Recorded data
◆ ◆ ◆ ◆
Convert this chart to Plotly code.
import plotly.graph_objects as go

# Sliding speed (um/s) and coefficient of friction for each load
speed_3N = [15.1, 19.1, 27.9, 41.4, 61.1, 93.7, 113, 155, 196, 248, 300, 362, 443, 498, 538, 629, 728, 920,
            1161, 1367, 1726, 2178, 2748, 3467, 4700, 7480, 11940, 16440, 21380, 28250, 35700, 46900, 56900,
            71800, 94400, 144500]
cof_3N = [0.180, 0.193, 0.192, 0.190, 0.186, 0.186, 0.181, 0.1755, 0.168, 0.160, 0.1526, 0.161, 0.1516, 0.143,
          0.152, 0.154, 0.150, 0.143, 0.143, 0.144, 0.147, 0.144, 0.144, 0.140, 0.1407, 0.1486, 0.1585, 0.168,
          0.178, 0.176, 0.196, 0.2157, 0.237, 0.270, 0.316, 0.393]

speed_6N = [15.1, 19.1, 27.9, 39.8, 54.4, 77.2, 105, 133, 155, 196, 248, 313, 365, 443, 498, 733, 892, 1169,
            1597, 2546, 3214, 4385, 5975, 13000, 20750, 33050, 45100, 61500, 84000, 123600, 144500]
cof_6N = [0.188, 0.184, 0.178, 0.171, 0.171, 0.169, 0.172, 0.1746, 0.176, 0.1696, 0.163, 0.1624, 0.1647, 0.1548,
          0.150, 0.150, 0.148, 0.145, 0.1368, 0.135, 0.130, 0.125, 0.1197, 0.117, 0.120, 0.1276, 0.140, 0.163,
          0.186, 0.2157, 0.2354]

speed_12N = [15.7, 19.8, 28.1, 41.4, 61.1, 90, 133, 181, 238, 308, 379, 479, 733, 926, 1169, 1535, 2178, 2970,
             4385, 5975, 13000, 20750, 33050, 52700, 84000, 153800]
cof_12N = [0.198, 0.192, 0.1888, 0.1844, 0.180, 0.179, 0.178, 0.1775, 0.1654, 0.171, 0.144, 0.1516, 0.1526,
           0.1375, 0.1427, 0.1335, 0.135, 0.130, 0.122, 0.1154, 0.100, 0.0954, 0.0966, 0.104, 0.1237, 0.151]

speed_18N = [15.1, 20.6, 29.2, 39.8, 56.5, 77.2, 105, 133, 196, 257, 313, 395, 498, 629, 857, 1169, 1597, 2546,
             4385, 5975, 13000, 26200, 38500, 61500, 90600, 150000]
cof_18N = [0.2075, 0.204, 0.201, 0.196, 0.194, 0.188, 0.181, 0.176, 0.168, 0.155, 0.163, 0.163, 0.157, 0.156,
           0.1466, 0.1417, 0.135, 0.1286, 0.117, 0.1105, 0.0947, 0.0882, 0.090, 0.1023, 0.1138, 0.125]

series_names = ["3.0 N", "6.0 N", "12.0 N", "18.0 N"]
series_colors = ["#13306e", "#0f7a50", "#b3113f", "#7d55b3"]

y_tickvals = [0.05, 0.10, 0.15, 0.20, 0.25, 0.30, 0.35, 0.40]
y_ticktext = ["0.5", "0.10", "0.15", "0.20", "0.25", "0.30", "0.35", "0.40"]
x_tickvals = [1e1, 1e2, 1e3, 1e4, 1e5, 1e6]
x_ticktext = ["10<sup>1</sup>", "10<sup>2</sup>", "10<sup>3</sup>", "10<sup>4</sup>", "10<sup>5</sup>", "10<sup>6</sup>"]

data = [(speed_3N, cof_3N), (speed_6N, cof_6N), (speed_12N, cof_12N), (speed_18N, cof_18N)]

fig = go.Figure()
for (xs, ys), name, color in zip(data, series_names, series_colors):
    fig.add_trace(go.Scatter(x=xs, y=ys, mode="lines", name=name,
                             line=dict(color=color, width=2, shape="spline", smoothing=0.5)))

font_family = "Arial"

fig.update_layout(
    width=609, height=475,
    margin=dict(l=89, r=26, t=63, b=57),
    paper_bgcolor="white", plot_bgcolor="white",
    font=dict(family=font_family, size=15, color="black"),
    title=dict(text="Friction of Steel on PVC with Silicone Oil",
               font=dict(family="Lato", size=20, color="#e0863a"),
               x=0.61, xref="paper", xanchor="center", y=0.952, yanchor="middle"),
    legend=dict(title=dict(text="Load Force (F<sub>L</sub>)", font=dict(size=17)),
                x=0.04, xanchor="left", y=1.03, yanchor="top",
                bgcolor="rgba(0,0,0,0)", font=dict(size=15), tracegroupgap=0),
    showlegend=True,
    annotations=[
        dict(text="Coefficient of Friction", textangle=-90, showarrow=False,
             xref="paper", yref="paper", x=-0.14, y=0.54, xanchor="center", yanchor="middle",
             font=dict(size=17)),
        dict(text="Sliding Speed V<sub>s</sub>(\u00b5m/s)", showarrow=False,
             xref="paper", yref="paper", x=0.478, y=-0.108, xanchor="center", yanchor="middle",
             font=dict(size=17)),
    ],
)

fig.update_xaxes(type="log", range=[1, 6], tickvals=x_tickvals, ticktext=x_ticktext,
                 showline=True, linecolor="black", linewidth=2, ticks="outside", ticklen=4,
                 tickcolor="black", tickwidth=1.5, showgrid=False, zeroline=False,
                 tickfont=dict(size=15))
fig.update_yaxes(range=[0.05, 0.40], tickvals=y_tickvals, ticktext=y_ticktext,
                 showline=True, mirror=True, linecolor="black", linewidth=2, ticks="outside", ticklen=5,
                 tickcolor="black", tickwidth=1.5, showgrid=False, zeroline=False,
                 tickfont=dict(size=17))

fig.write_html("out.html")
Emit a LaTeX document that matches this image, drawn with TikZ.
◆ ◆ ◆ ◆
> [Work to complete] Reproduce exactly the lines from the beginning of the entries above up to and including the line that contains "import plotly.graph_objects as go".

> [Answer to this task]
Convert this chart to Plotly code.
import plotly.graph_objects as go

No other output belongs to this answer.